EPA wages war on coal

If you have read these articles, or attended any Nodak meetings over the last several years, you have probably heard us talk about the Environmental Protection Agency (EPA) and its assault on coal. Lately, that assault has become more of an all-out war on coal.

North Dakota electric cooperatives own about 90 percent of the coal-based generation in the state, and more than half of the electricity you and I receive as Nodak members comes from these coal-fired power plants. Most of these plants were built in the 1970s at a time when the federal government passed the Fuel Use Act, which prohibited generating power with natural gas. Since that time, North Dakota’s electric cooperatives have invested more than $2 billion to protect the environment by installing emission control equipment on their plants and annually spend an additional $100 million to operate the equipment.
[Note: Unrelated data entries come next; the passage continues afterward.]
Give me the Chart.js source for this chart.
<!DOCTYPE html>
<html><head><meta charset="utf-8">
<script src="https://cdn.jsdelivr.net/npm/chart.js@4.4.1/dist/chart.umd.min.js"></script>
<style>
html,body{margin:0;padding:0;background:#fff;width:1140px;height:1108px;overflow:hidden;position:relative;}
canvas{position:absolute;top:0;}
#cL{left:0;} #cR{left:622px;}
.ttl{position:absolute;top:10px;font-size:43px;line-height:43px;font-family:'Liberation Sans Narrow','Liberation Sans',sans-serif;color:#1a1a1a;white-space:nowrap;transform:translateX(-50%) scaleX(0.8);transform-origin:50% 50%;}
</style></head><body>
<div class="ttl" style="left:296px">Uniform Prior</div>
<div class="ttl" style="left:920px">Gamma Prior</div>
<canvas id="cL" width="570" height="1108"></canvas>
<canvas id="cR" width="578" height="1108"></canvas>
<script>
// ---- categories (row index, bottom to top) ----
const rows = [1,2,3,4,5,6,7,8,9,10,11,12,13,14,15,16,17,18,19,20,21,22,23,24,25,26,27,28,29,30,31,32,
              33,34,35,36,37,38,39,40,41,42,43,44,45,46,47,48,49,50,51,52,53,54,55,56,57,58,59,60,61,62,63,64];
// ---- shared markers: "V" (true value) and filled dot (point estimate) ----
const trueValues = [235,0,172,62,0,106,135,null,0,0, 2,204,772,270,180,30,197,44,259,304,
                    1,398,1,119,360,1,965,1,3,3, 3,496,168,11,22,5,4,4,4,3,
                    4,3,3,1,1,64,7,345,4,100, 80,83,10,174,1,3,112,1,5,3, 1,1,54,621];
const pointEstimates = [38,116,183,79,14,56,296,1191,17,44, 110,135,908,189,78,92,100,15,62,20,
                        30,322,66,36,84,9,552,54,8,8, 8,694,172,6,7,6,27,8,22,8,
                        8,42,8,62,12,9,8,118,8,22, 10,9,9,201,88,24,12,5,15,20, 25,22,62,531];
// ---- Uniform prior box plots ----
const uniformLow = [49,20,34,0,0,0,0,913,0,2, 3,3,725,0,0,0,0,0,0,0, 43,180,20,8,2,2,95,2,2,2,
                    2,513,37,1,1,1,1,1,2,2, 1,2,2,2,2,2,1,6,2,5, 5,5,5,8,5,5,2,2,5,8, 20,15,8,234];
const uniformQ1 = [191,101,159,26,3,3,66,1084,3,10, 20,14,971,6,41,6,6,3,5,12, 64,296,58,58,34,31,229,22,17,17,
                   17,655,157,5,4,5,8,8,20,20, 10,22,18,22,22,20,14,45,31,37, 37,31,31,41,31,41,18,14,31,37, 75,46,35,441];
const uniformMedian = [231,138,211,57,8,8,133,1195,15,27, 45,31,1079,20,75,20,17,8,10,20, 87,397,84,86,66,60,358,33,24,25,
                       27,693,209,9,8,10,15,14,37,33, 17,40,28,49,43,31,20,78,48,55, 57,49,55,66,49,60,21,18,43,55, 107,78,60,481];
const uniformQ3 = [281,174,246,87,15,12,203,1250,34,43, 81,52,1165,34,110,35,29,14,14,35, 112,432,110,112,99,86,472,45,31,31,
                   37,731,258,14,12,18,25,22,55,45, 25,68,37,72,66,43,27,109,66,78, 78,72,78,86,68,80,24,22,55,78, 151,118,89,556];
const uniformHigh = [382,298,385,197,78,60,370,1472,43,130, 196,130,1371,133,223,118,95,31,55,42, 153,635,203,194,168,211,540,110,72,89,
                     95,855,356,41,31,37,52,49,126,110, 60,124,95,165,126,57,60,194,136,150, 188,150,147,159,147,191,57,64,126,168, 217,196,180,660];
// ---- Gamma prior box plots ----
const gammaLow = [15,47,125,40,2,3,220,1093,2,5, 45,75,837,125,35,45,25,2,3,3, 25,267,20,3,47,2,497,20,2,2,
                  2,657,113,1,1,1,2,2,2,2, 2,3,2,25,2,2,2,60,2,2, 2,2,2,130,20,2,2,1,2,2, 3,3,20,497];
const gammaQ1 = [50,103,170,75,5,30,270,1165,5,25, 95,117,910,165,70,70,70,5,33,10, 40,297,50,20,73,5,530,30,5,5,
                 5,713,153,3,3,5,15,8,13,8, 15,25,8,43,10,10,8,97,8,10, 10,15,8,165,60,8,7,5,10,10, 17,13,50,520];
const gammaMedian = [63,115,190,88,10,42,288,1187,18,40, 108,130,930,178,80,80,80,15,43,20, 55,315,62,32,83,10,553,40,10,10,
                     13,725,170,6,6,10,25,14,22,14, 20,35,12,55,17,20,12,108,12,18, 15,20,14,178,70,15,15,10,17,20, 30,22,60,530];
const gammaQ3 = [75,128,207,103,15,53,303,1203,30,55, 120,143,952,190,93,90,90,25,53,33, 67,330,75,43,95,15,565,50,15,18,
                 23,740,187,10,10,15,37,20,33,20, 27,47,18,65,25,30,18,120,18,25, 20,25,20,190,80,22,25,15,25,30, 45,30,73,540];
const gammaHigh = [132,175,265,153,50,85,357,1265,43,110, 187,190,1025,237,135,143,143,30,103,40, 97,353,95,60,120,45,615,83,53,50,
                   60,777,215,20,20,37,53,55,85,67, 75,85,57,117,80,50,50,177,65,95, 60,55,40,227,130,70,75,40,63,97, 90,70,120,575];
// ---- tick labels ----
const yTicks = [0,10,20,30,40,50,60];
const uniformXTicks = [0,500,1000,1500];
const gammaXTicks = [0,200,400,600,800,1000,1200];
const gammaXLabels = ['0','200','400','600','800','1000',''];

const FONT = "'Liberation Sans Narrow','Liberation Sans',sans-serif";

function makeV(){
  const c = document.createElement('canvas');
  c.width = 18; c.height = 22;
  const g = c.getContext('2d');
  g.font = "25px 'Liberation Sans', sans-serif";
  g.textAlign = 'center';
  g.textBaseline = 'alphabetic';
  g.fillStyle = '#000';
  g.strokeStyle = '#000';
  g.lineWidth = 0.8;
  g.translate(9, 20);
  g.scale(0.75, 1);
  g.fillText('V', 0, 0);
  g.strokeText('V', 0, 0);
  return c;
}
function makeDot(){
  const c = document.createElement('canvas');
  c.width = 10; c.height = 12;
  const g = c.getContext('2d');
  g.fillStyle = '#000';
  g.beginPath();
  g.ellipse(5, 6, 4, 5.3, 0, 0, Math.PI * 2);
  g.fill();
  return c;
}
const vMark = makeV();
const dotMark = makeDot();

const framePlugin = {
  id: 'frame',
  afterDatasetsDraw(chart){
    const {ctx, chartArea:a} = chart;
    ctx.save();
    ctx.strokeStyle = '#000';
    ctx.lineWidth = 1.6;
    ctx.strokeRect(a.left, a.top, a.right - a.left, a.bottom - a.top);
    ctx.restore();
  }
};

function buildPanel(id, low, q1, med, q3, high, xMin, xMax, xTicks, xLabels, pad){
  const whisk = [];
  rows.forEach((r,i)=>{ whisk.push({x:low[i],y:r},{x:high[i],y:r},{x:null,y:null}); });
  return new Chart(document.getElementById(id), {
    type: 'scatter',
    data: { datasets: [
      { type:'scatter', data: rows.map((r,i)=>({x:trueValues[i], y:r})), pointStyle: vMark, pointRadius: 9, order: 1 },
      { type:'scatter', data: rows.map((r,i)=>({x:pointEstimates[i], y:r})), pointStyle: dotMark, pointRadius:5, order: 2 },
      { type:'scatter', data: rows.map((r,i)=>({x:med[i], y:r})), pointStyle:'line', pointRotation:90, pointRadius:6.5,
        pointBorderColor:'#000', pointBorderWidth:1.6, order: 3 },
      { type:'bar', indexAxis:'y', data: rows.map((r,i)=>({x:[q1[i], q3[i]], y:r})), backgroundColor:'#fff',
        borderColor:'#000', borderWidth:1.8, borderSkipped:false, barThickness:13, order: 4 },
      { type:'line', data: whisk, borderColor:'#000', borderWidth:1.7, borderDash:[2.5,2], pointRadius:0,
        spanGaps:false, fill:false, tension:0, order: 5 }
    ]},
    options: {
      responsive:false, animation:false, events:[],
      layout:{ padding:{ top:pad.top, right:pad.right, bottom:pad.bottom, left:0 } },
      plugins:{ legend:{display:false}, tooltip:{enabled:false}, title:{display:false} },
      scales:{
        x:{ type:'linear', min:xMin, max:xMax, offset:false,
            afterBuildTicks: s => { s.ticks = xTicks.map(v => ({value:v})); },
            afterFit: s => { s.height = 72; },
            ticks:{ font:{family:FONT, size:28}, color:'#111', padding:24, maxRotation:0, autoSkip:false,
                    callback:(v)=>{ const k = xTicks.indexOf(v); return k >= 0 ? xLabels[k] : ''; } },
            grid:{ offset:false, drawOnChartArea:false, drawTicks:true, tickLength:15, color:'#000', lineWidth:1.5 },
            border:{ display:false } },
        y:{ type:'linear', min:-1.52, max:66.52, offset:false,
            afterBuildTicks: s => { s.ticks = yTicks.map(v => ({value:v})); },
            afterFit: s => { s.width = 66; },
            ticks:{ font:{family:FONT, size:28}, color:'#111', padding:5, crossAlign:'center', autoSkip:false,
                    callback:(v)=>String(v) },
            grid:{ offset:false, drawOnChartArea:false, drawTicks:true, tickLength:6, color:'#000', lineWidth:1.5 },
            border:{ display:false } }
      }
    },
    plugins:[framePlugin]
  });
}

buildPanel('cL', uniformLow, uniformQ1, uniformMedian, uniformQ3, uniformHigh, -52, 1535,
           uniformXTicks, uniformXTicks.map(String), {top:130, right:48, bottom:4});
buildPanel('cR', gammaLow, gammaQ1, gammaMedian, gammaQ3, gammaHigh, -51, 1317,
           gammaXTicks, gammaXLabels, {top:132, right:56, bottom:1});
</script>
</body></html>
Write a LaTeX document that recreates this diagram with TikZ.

This environmental stewardship has helped North Dakota become one of only seven states in the nation that comply with all federal ambient air quality standards.

That’s a quick little bit of history. Now, the rules are changing again. The EPA and our president, through a series of executive orders, are placing unattainable limits on carbon dioxide emissions in an effort to force us to abandon the clean coal foundation of our generation fleet in favor of that very fuel source that was prohibited in the ’70s – natural gas.

Aside from the fact that as a rule of thumb, natural gas is a more expensive fuel source than coal, what is even more concerning is the volatility of its price and the capability of the nation’s pipeline infrastructure to deliver the product.

According to the U.S. Energy Information Admin-istration, the price for natural gas used to generate electricity in the U.S. has increased nearly 70 percent in just the last 12 months alone, and more than 100 percent in the last two years. Add on top of that the fact that during times of highest demand, the current natural gas delivery system is incapable of servicing the need, and you have a recipe for disaster.

I’m sure you all remember last winter’s polar vortex, that period of extreme cold weather across the entire nation. As we were experiencing those 30-plus degrees below zero, power delivery was becoming very difficult across the nation. Locally, we had 30 percent of our generation mix from wind turbines provide absolutely nothing when we needed it the most. Obviously, wind turbines don’t produce when the wind doesn’t blow, but they also don’t work when it’s 30 below zero, whether the wind is blowing or not.

On a wider scale, during the polar vortex natural gas generation was dropping offline as utility operators out East had trouble finding enough natural gas to keep the power plants running. The wholesale price of electricity rose to more than 20 times the retail price consumers usually pay, and utilities with purchase power clauses in their rates were passing those high costs on to their consumers. The Los Angeles Times recently reported that homeowners in parts of Pennsylvania received bills in January as high as $1,250 for the month because their utility had to purchase replacement power in an outrageous wholesale market.

The point of this discussion is this: as coal-fired plants shut down across the nation and there is a shift to more expensive, less reliable sources, there is a growing fragility in the U.S. electric system that is likely to create price shocks. Now, as members of the energy-consuming public, we have two options available to us. We can stand idly by as costs escalate and electricity becomes less reliable and complain about it to those who will listen. Or, we can engage ourselves and tell the EPA we want all energy resources to be used in meeting our energy needs rather than all resources but coal.

The EPA has already issued carbon dioxide emission limits for new power plants that effectively remove coal as an option for new plants. Soon, the EPA will release CO2 emission limits for existing plants, including the ones that operate within the Nodak Electric Cooperative system. Once these proposed regulations are released, we need everyone to tell EPA we aren’t interested in volatile pricing and questionable reliability. We want North Dakota lignite coal to remain the foundation of our power mix as it has for 70-plus years.